Give the number of lines in the data that hold the string "this". Nothing else is needed.
***** INFORMATION SHOWN
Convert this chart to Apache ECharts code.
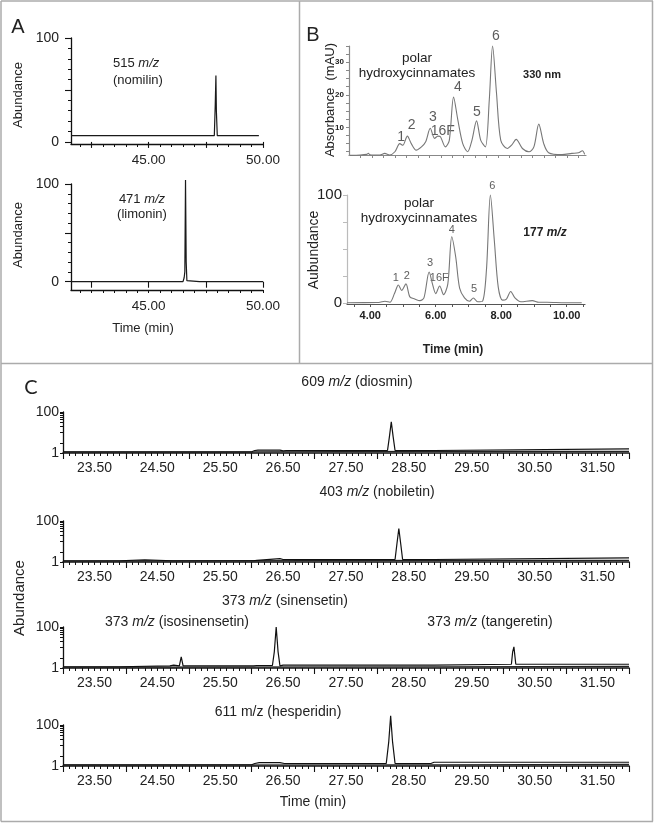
<!DOCTYPE html>
<html><head><meta charset="utf-8">
<script src="https://cdn.jsdelivr.net/npm/echarts@6/dist/echarts.min.js"></script>
<style>html,body{margin:0;padding:0;background:#fff}#c{width:654px;height:824px}</style>
</head><body><div id="c"></div>
<script>
// ---------------- DATA ----------------
// Panel A (time min, abundance %)
const nomilinTrace = [[41.6,6],[42.98,6],[43.05,7.5],[43.12,6],[45.3,6],[45.36,7.5],[45.44,6],[47.14,6],[47.2,7.5],[47.26,6],[47.87,6],[47.91,35],[47.94,64],[47.96,30],[48.0,6],[48.84,6],[48.9,7.5],[48.96,6],[49.82,6]];
const limoninTrace = [[41.6,0],[42.9,0],[42.96,1.5],[43.02,0],[45.38,0],[45.43,1.5],[45.48,0],[46.5,0],[46.55,4],[46.58,10],[46.61,104],[46.64,20],[46.67,1],[46.72,0],[47.22,0],[47.27,1.5],[47.32,0],[48.95,0],[49.0,1],[49.05,0],[50.0,0]];
const aXLabels = [45, 50];
const aYLabels = [0, 100];
// Panel B (time min)
const uv330Trace = [[3.39,1.4],[3.7,1.5],[3.9,1.7],[3.95,2],[4.0,1.6],[4.3,1.5],[4.45,2],[4.6,1.5],[4.76,2.5],[4.91,5],[5.0,4.5],[5.14,7.3],[5.26,5],[5.41,3],[5.57,4],[5.7,5.6],[5.84,9.7],[5.97,6.6],[6.07,7.3],[6.15,7.1],[6.3,4],[6.42,6],[6.55,19.3],[6.68,12.3],[6.83,5],[6.98,2.5],[7.11,6],[7.25,12],[7.38,6],[7.52,4],[7.64,18.5],[7.74,35],[7.86,20.5],[7.99,6],[8.19,3.5],[8.32,4.5],[8.46,6.3],[8.65,3.5],[8.85,2.5],[9.0,4],[9.15,11],[9.3,5],[9.45,2.2],[9.86,1.6],[10.16,2],[10.36,2.2],[10.48,2.8],[10.55,1.7]];
const ms177Trace = [[3.29,0.5],[4.2,0.8],[4.3,1],[4.45,2],[4.6,1],[4.74,9],[4.86,17],[4.96,12],[5.09,18],[5.21,6],[5.36,4],[5.52,2.5],[5.64,5],[5.8,29],[5.9,18],[6.0,9],[6.12,16],[6.24,8],[6.37,18],[6.49,61.5],[6.61,43],[6.73,14],[6.88,5],[7.03,2],[7.15,5],[7.28,1.5],[7.43,2],[7.55,31],[7.67,100],[7.79,58],[7.91,15],[8.04,3],[8.16,4],[8.29,11],[8.42,5],[8.6,1.5],[8.95,2.5],[9.15,1],[9.4,1],[9.96,0.5],[10.46,0.5]];
const uvPeakLabels = [[4.95,7.0,'1'],[5.27,10.7,'2'],[5.92,13.2,'3'],[6.22,8.7,'16F'],[6.68,22.5,'4'],[7.26,14.7,'5'],[7.84,38,'6']];
const msPeakLabels = [[4.78,23,'1'],[5.12,25,'2'],[5.83,37.5,'3'],[6.11,23,'16F'],[6.49,68,'4'],[7.17,13,'5'],[7.73,108,'6']];
const bTopYLabels = [10, 20, 30];
const bBotYLabels = [0, 100];
const bXLabels = [4, 6, 8, 10];
// Panel C (time min, abundance)
const diosminTrace = [[23.0,4],[24.7,4],[24.73,6],[24.76,4],[25.42,4],[25.45,6],[25.48,4],[26.0,4],[26.05,7],[26.1,8],[26.45,8],[26.5,6],[26.55,7],[28.16,7],[28.19,40],[28.22,76],[28.25,40],[28.28,7],[28.9,7],[28.93,11],[32.0,11]];
const diosminTrace2 = [[23.0,3],[26.0,3],[26.05,4],[28.9,5],[32.0,5]];
const nobiletinTrace = [[23.0,4],[23.9,4],[23.92,6],[24.3,6],[24.32,4],[24.74,4],[24.76,7],[24.78,4],[25.47,4],[25.49,7],[25.51,4],[26.03,4],[26.06,7],[26.08,5],[26.1,9],[26.45,9],[26.47,5],[26.5,7],[28.28,7],[28.31,45],[28.34,82],[28.37,45],[28.4,7],[28.9,7],[28.93,11],[32.0,11]];
const nobiletinTrace2 = [[23.0,3],[28.93,5],[32.0,5]];
const m373Trace = [[23.0,4],[23.9,4],[23.93,6],[24.7,6],[24.76,8],[24.78,6],[24.85,6],[24.88,28],[24.91,6],[25.47,6],[25.49,8],[25.51,6],[26.03,6],[26.06,8],[26.08,7],[26.33,7],[26.36,40],[26.39,100],[26.42,40],[26.45,6],[26.5,8],[28.9,8],[28.93,10],[30.13,10],[30.15,40],[30.17,52],[30.2,10],[32.0,10]];
const m373Trace2 = [[23.0,3],[28.93,4],[32.0,5]];
const hesperidinTrace = [[23.0,4],[24.7,4],[24.73,6],[24.76,4],[25.42,4],[25.45,6],[25.48,4],[26.0,4],[26.05,7],[26.08,5],[26.12,9],[26.45,9],[26.48,5],[26.52,7],[28.14,7],[28.18,60],[28.21,122],[28.24,60],[28.28,7],[28.85,7],[28.9,10],[32.0,10]];
const hesperidinTrace2 = [[23.0,3],[28.9,4],[32.0,5]];
const cXLabels = [23.5,24.5,25.5,26.5,27.5,28.5,29.5,30.5,31.5];
const cYLabels = [1, 100];

// ---------------- BUILD ----------------
const FF = "'Liberation Sans', Arial, Helvetica, sans-serif";
const grids=[], xAxes=[], yAxes=[], series=[], graphics=[];
function range(a,b,s){const r=[];for(let v=a;v<=b+1e-9;v+=s)r.push(+v.toFixed(4));return r;}
function grid(g){grids.push(g);return grids.length-1;}
function xa(o){o.position='bottom';xAxes.push(o);return xAxes.length-1;}
function ya(o){o.position='left';yAxes.push(o);return yAxes.length-1;}
function axis(gi,min,max,o){
  return Object.assign({gridIndex:gi,type:'value',min,max,splitLine:{show:false},
    axisLine:{show:true,onZero:false,lineStyle:{color:o.lc||'#111',width:o.lw||1.2}},
    axisTick:{show:o.ticks!==undefined,customValues:o.ticks,length:o.tl||3,lineStyle:{color:o.tc||o.lc||'#111',width:1}},
    axisLabel:o.labels?{show:true,customValues:o.labels,formatter:o.fmt||(v=>String(v)),fontSize:o.fs||13,fontFamily:FF,fontWeight:o.fw||'normal',color:'#222',margin:o.m||8}:{show:false}
  }, o.extra||{});
}
function overlay(gi,min,max,ticks,len,color){
  return {gridIndex:gi,type:'value',min,max,splitLine:{show:false},axisLine:{show:false},
    axisTick:{show:true,customValues:ticks,length:len,lineStyle:{color:color||'#111',width:1.1}},axisLabel:{show:false}};
}
function line(xi,yi,data,color,w,smooth){
  series.push({type:'line',xAxisIndex:xi,yAxisIndex:yi,data,showSymbol:false,symbol:'none',smooth:smooth||false,clip:false,
    lineStyle:{color,width:w},animation:false,silent:true});
}
function peakLabels(xi,yi,data,fs){
  series.push({type:'scatter',xAxisIndex:xi,yAxisIndex:yi,symbolSize:0,clip:false,silent:true,animation:false,
    data:data.map(d=>({value:[d[0],d[1]],name:d[2]})),
    label:{show:true,position:'inside',formatter:p=>p.name,fontSize:fs,fontFamily:FF,color:'#333'}});
}
function txt(text,x,y,fs,o){
  o=o||{};
  graphics.push({type:'text',x,y,rotation:o.rot||0,silent:true,
    style:{text,x:0,y:0,fontSize:fs,fontFamily:o.ff||FF,fontWeight:o.fw||'normal',fill:o.fill||'#222',
      align:o.align||'center',verticalAlign:'middle',textAlign:o.align||'center',textVerticalAlign:'middle',
      rich:{i:{fontStyle:'italic',fontSize:fs,fontFamily:o.ff||FF,fontWeight:o.fw||'normal',fill:o.fill||'#222'}}}});
}
function hline(x1,x2,y){graphics.push({type:'line',silent:true,shape:{x1,y1:y,x2,y2:y},style:{stroke:'#ababab',lineWidth:1.5}});}
function vline(x,y1,y2){graphics.push({type:'line',silent:true,shape:{x1:x,y1,x2:x,y2},style:{stroke:'#ababab',lineWidth:1.5}});}

// Frame
hline(1,653,1); hline(1,653,363.5); hline(1,653,821.5);
vline(1,1,821.5); vline(652.5,1,821.5); vline(299.5,1,363.5);

// ---- Panel A ----
const aXTicks = range(42,50,0.5), aXMajor=[42.5,45,47.5,50];
const aYTicks = range(0,100,10), aYMajor=[0,50,100];
[[38,-2,nomilinTrace],[184,-8.5,limoninTrace]].forEach(([top,ymin,tr])=>{
  const g=grid({left:71,top,width:192,height:106});
  const xi=xa(axis(g,41.6,50,{ticks:aXTicks,labels:aXLabels,fmt:v=>v.toFixed(2),fs:13.5,m:9,lw:1.3}));
  xa(overlay(g,41.6,50,aXMajor,6));
  const yi=ya(axis(g,ymin,100,{ticks:aYTicks,labels:aYLabels,fs:14,m:12,lw:1.3}));
  ya(overlay(g,ymin,100,aYMajor,6));
  line(xi,yi,tr,'#1a1a1a',1.2);
});
txt('A',18,27,20);
txt('515 {i|m/z}',113,63,13,{align:'left'});
txt('(nomilin)',113,80,13,{align:'left'});
txt('471 {i|m/z}',142,199,13);
txt('(limonin)',142,214,13);
txt('Abundance',18,95,13,{rot:Math.PI/2});
txt('Abundance',18,235,13,{rot:Math.PI/2});
txt('Time (min)',143,328,13);

// ---- Panel B ----
{
  const g=grid({left:349,top:46,width:237,height:109});
  const xi=xa(axis(g,3.36,10.59,{ticks:range(3.71,10.5,0.35),lc:'#888',lw:1.2,tl:3}));
  const yi=ya(axis(g,1.5,35,{ticks:range(2.5,35,2.5),labels:bTopYLabels,fs:8,fw:'bold',m:5,lc:'#888',tl:3}));
  line(xi,yi,uv330Trace,'#777',1.1,0.3);
  peakLabels(xi,yi,uvPeakLabels,14);
}
{
  const g=grid({left:347,top:195,width:238,height:109});
  const xi=xa(axis(g,3.29,10.56,{ticks:range(3.5,10.5,0.5),labels:bXLabels,fmt:v=>v.toFixed(2),fs:11,fw:'bold',m:6,lc:'#555',lw:1.2,tl:3}));
  const yi=ya(axis(g,-0.6,100,{ticks:[0,25,50,75,100],labels:bBotYLabels,fs:15,m:5,lc:'#bbb',tl:4}));
  line(xi,yi,ms177Trace,'#777',1.1,0.3);
  peakLabels(xi,yi,msPeakLabels,11);
}
txt('B',313,35,20);
txt('polar',417,58,13.5); txt('hydroxycinnamates',417,73,13.5);
txt('330 nm',542,75,11,{fw:'bold'});
txt('Absorbance  (mAU)',330,100,13,{rot:Math.PI/2});
txt('polar',419,203,13.5); txt('hydroxycinnamates',419,218,13.5);
txt('177 {i|m/z}',545,233,12,{fw:'bold'});
txt('Aubundance',314,250,14,{rot:Math.PI/2});
txt('Time (min)',453,350,12,{fw:'bold'});

// ---- Panel C ----
const cYTicks=[1,25,50,65,75,82,88,93,97,100];
[[412,diosminTrace,diosminTrace2],[521,nobiletinTrace,nobiletinTrace2],[627,m373Trace,m373Trace2],[725,hesperidinTrace,hesperidinTrace2]].forEach(([top,tr,tr2])=>{
  const g=grid({left:63,top,width:566,height:41});
  const xi=xa({gridIndex:g,type:'value',min:23,max:32,interval:1,splitLine:{show:false},
    axisLine:{show:true,onZero:false,lineStyle:{color:'#111',width:1.6}},
    axisTick:{show:true,length:6,lineStyle:{color:'#111',width:1.1}},
    minorTick:{show:true,splitNumber:10,length:3,lineStyle:{color:'#111',width:1}},
    minorSplitLine:{show:false},axisLabel:{show:false}});
  xa({gridIndex:g,type:'value',min:23,max:32,splitLine:{show:false},axisLine:{show:false},axisTick:{show:false},
    axisLabel:{show:true,customValues:cXLabels,formatter:v=>v.toFixed(2),fontSize:14,fontFamily:FF,color:'#222',margin:8}});
  const yi=ya(axis(g,1,100,{ticks:cYTicks,labels:cYLabels,fs:14,m:4,lw:1.3,tl:3}));
  line(xi,yi,tr2,'#222',1.1);
  line(xi,yi,tr,'#111',1.2);
});
txt('C',31,388,20,{ff:"Lato, 'Open Sans', sans-serif"});
txt('609 {i|m/z} (diosmin)',357,382,14);
txt('403 {i|m/z} (nobiletin)',377,492,14);
txt('373 {i|m/z} (sinensetin)',285,601,14);
txt('373 {i|m/z} (isosinensetin)',177,622,14);
txt('373 {i|m/z} (tangeretin)',490,622,14);
txt('611 m/z (hesperidin)',278,712,14);
txt('Abundance',20,598,15,{rot:Math.PI/2});
txt('Time (min)',313,802,14);

const chart = echarts.init(document.getElementById('c'),null,{renderer:'canvas'});
chart.setOption({animation:false,backgroundColor:'#fff',
  grid:grids.map(g=>Object.assign({outerBoundsMode:'none',containLabel:false},g)),
  xAxis:xAxes,yAxis:yAxes,series,graphic:{elements:graphics}});
</script></body></html>
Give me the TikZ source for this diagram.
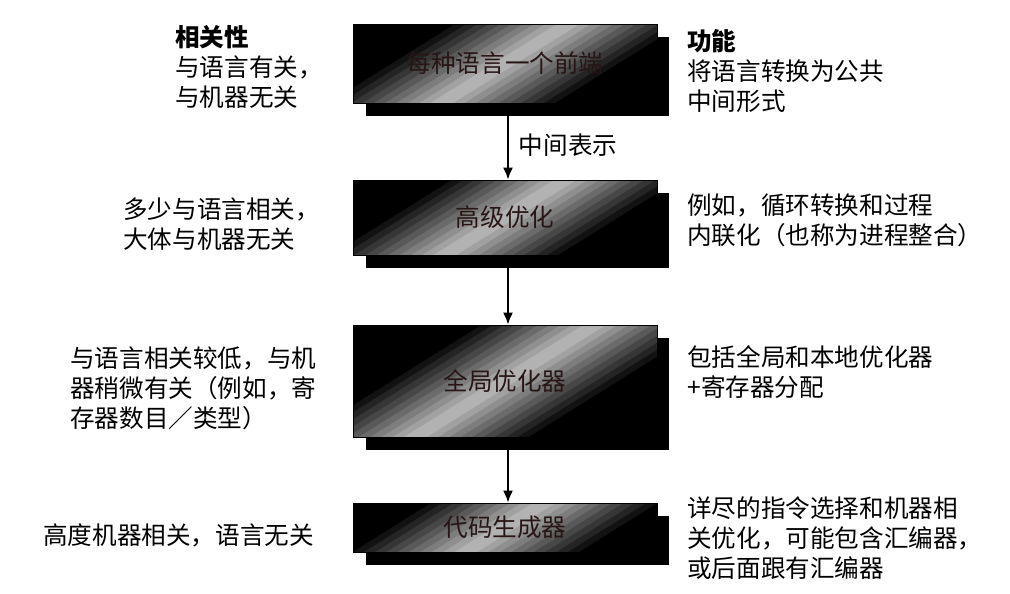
\documentclass[tikz,border=0pt]{standalone}
\usepackage{fontspec}
\setmainfont{Noto Sans CJK SC}
\usetikzlibrary{arrows.meta,shadows}
\definecolor{ink}{RGB}{40,22,22}
\tikzset{
	stage/.style = {draw=black, fill=black, minimum width=6.08cm, inner sep=0pt, text=ink,
		drop shadow={fill=black, opacity=1, shadow xshift=0.25cm, shadow yshift=-0.26cm},
		path picture={
			\foreach \k [evaluate=\k as \c using int(100-7*\k), evaluate=\k as \w using 1.32-0.12*\k] in {1,...,10}
				\fill[black!\c] (path picture bounding box.center) ++(32:-8cm) ++(122:\w cm)
					-- ++(32:16cm) -- ++(122:-2*\w cm) -- ++(32:-16cm) -- cycle;
		}},
	note/.style = {anchor=west, align=left, inner sep=0pt},
	flow/.style = {line width=1.1pt, -{Latex[length=2.4mm,width=2mm]}},
}
\begin{document}
\begin{tikzpicture}[x=0.02cm, y=-0.02cm, font=\fontsize{14}{17}\selectfont]
	\useasboundingbox (0,0) rectangle (1010,594);

	% stages of the compiler
	\node[stage, minimum height=1.58cm](fe) at (505,63.5) {每种语言一个前端};
	\node[stage, minimum height=1.5cm](ho) at (505,217.5) {高级优化};
	\node[stage, minimum height=2.24cm](go) at (505,381) {全局优化器};
	\node[stage, minimum height=0.98cm](cg) at (505,527.5) {代码生成器};

	\draw[flow] ([xshift=0.06cm]fe.south) -- ([xshift=0.06cm]ho.north)
			node[pos=0.55, right=0.2cm, inner sep=0pt](ir){中间表示};
	\draw[flow] ([xshift=0.06cm]ho.south) -- ([xshift=0.06cm]go.north);
	\draw[flow] ([xshift=0.06cm]go.south) -- ([xshift=0.06cm]cg.north);

	% dependencies
	\node[note](dep1) at (175,67) {\textbf{相关性}\\与语言有关，\\与机器无关};
	\node[note](dep2) at (123,224) {多少与语言相关，\\大体与机器无关};
	\node[note](dep3) at (70,388) {与语言相关较低，与机\\器稍微有关（例如，寄\\存器数目／类型）};
	\node[note](dep4) at (43,535) {高度机器相关，语言无关};

	% functions
	\node[note](fun1) at (687,71) {\textbf{功能}\\将语言转换为公共\\中间形式};
	\node[note](fun2) at (687,220) {例如，循环转换和过程\\内联化（也称为进程整合）};
	\node[note](fun3) at (687,372) {包括全局和本地优化器\\+寄存器分配};
	\node[note](fun4) at (687,538) {详尽的指令选择和机器相\\关优化，可能包含汇编器，\\或后面跟有汇编器};
\end{tikzpicture}
\end{document}
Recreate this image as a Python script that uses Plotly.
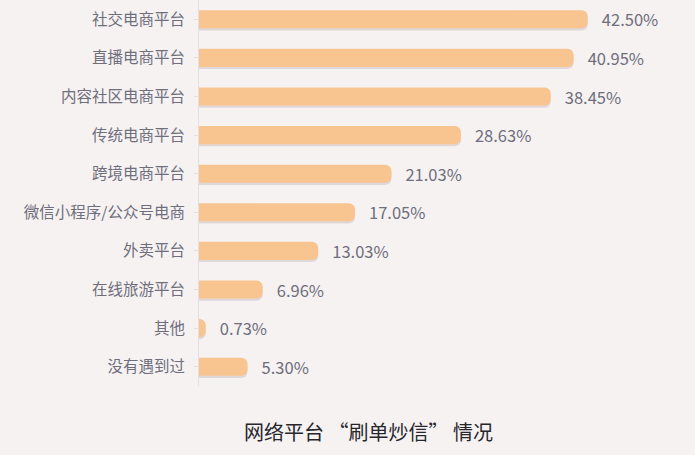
import plotly.graph_objects as go

categories = ["社交电商平台", "直播电商平台", "内容社区电商平台", "传统电商平台", "跨境电商平台",
              "微信小程序/公众号电商", "外卖平台", "在线旅游平台", "其他", "没有遇到过"]
values = [42.50, 40.95, 38.45, 28.63, 21.03, 17.05, 13.03, 6.96, 0.73, 5.30]
title_text = "网络平台 “刷单炒信” 情况"

FONT = "Noto Sans CJK SC"
BG = "#f6f2f2"

fig = go.Figure()
# soft shadow below each bar
fig.add_trace(go.Bar(
    y=categories, x=values, orientation="h",
    marker=dict(color="rgba(140,110,120,0.20)", cornerradius=6, line=dict(width=0)),
    width=0.47, offset=-0.29,
    hoverinfo="skip", showlegend=False,
))
fig.add_trace(go.Bar(
    y=categories, x=values, orientation="h",
    marker=dict(color="#f8c591", cornerradius=6, line=dict(width=0)),
    width=0.47, offset=-0.235,
    texttemplate="   %{x:.2f}%", textposition="outside", cliponaxis=False,
    constraintext="none",
    textfont=dict(family=FONT, size=16.5, color="#6e6e7c"),
    showlegend=False,
))

fig.update_layout(
    width=695, height=455,
    margin=dict(l=199, r=35, t=0, b=69),
    paper_bgcolor=BG, plot_bgcolor=BG,
    barmode="overlay",
    font=dict(family=FONT, size=15, color="#6e6e7c"),
    xaxis=dict(range=[0, 50.4], visible=False, fixedrange=True),
    yaxis=dict(
        categoryorder="array", categoryarray=categories[::-1],
        showline=True, linecolor="#e4e0e2", linewidth=1,
        ticks="outside", ticklen=4, tickcolor="#e4e0e2",
        showgrid=False, ticklabelstandoff=6,
        tickfont=dict(family=FONT, size=15.5, color="#6e6e7c"),
    ),
    annotations=[dict(
        text=title_text, xref="paper", yref="paper",
        x=(368 - 199) / 461, y=-(431 - 386) / 386, xanchor="center", yanchor="middle",
        showarrow=False, font=dict(family=FONT, size=20, color="#26262c"),
    )],
)

fig.write_html("out.html")
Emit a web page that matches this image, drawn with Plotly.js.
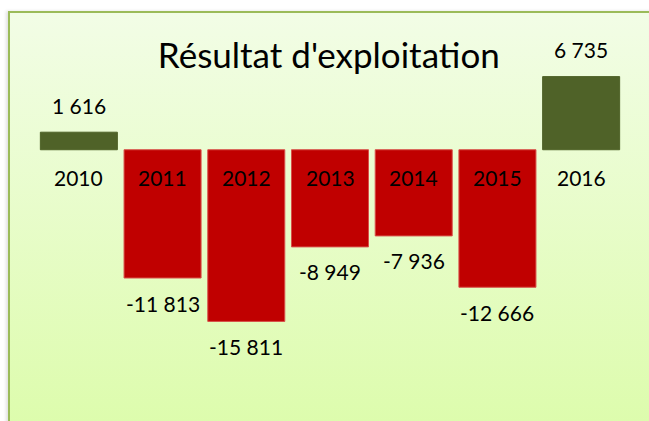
<!DOCTYPE html>
<html>
<head>
<meta charset="utf-8">
<script src="https://cdn.plot.ly/plotly-3.0.1.min.js"></script>
<style>
  html, body { margin: 0; padding: 0; background: #ffffff; width: 649px; height: 421px; overflow: hidden; }
  #frame { position: absolute; left: 8px; top: 11px; width: 660px; height: 430px;
           border-left: 2px solid #9bbb59; border-top: 2px solid #9bbb59;
           background: linear-gradient(to bottom, #f2fde6 0%, #dcfcaa 100%);
           box-shadow: -2px 0 3px rgba(0,0,0,0.12); }
  #chart { position: absolute; left: 0; top: 0; width: 649px; height: 421px; }
</style>
</head>
<body>
<div id="frame"></div>
<div id="chart"></div>
<script>
const years = ['2010', '2011', '2012', '2013', '2014', '2015', '2016'];
const values = [1616, -11813, -15811, -8949, -7936, -12666, 6735];
const chartTitle = "Résultat d'exploitation";

const posColor = '#4f6228';
const negColor = '#c00000';

function fmt(v) {
  const s = Math.abs(v).toString().replace(/\B(?=(\d{3})+(?!\d))/g, ' ');
  return (v < 0 ? '-' : '') + s;
}

const font = 'Lato, Liberation Sans, Arial, sans-serif';

const trace = {
  type: 'bar',
  x: years,
  y: values,
  marker: {
    color: values.map(v => v >= 0 ? posColor : negColor),
    line: { color: values.map(v => v >= 0 ? posColor : '#d8504a'), width: 1 }
  },
  hoverinfo: 'skip'
};

const annotations = [];
years.forEach((yr, i) => {
  annotations.push({
    x: i, y: 0, xref: 'x', yref: 'y', text: yr, showarrow: false,
    yanchor: 'middle', yshift: -28,
    font: { family: font, size: 21, color: '#000000' }
  });
  const v = values[i];
  annotations.push({
    x: i, y: v, xref: 'x', yref: 'y', text: fmt(v), showarrow: false,
    yanchor: 'middle', yshift: v >= 0 ? 27 : -25,
    font: { family: font, size: 21, color: '#000000' }
  });
});

const layout = {
  width: 649, height: 421,
  margin: { l: 37, r: 26, t: 20, b: 21 },
  paper_bgcolor: 'rgba(0,0,0,0)',
  plot_bgcolor: 'rgba(0,0,0,0)',
  showlegend: false,
  bargap: 0.08,
  title: {
    text: chartTitle,
    x: 0.498, xref: 'paper', xanchor: 'center',
    y: 1 - 56 / 421, yref: 'container', yanchor: 'middle',
    font: { family: font, size: 35, color: '#000000' }
  },
  xaxis: {
    type: 'category', range: [-0.5, 6.5],
    showticklabels: false, showgrid: false, zeroline: false, showline: false, ticks: ''
  },
  yaxis: {
    range: [-23050, 11950],
    showticklabels: false, showgrid: false, zeroline: false, showline: false, ticks: ''
  },
  annotations: annotations
};

Plotly.newPlot('chart', [trace], layout, { staticPlot: true, displayModeBar: false });
</script>
</body>
</html>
**********
REPLY
4